Well, we'd never know. But undeniably there was a sadness, a darkness, to the place. Maybe the pit was no longer viable. Maybe it would have closed anyway. Two burly Glaswegians in a café blamed the Thatcher era, saying it had destroyed all the area had and left whole communities devastated. He was insistent, bitter, but Thatcher can't be blamed here: this pit closed in the 1960s.
"What are you doing here?" we asked.
"How do you mean?"
"You're Glaswegians. You're on the edges of Edinburgh. I didn't think that was allowed."

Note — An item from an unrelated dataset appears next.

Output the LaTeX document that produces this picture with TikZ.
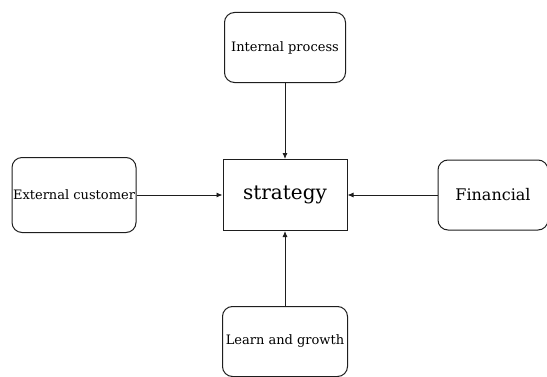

He laughed. There's a big cultural gap between snooty Edinburgh, the capital, and muscular Glasgow, where hard work makes money although rarely enough. A British writer called Miles Kington called for balance between the cities. There was already a Duke of Edinburgh to ride beside the Queen and wave and smile. Surely there should be a second carriage, for a Duke of Glasgow, who'd belch and sing and throw out beer cans.
"We're working," the man said.
"At...?"
"We fit lightning conductors. That's what we're up to."
"You feel comfortable down here on the ground?"
"No," he said with a straight face. "I get nose bleeds. But it's worse'n thut. I used ta work doon pitt."
Translation: he was once a miner. From whence his contempt for Margaret Thatcher.